I am stunned. The words "war crimes" are in my mind. Then I stumble out into the cold afternoon to walk back to my hotel past the back of the 19th-century Kunstalle and there are shrapnel gashes up the red stone walls, deep wounds in the brickwork of the school next door, a slash in the basement window casing. Was this from the British fire raid of 1940, or the first attempt to raze the city on 16 April 1943, or the American raids of 1944? Well protected with underground bunkers, only 1,700 Germans were killed here, a mere 0.6 per cent of its residents. War crimes?
I find a small bookshop in a bleak, freezing street - the 1950s block architecture proves how much of this city much we destroyed - and I ask for a history of Mannheim in the Second World War. My request is received without emotion by a stooped, middle-aged man who brings me two beautifully produced volumes - "the last we have," he says - and I buy them at once: Mannheim under the Dictator and Mannheim in the Second World War, both produced with photographs and documents from state and city archives. I flip open the second book and there is a nurse bending over a carbonised corpse. Three women lie on their backs, all in coats; obviously caught in the open, perhaps during the great raid of 5-6 September 1943, in which 414 residents were killed. Two of them are elderly, one of them a much younger woman with high cheekbones and closed eyes.
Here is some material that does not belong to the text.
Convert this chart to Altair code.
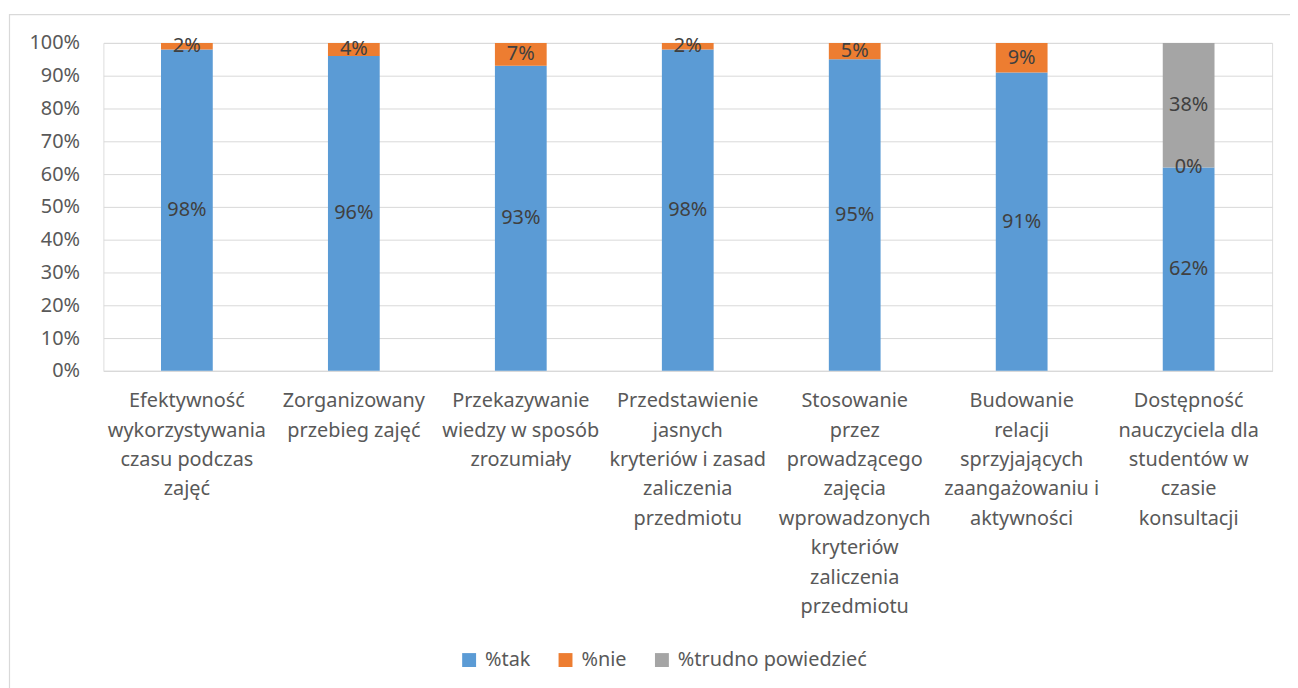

Opposite is a page of death notices in the Neue Mannheimer Zeitung - like all papers in Germany, controlled by the Nazi party - printed a few days after the raid. Heinz Laubenstein was five when he was killed, his sister Ruth was 17, their father and mother, Hans and Bienchen, were 36 and 35. Katherina Witwe was 68, Berta Werle was 29. Anna Schindler was 56, her husband Anton eight years older. A victim of the 1944 bombing, a gaunt woman - her face like a skull - staring wildly, helped by a civil defence worker and a man who may be her husband clutching a ragged child, stands amid rubble. The Nazis liked to emphasise their own civilian suffering; and they gloated over their enemies. An amateur photograph shows two captured Allied fliers hiding their faces from the camera, trailed by two grinning schoolboys on bicycles; another shows a smouldering British Hereford bomber that has crashed plumb into the middle of a street across the Rhine in Ludwigshafen.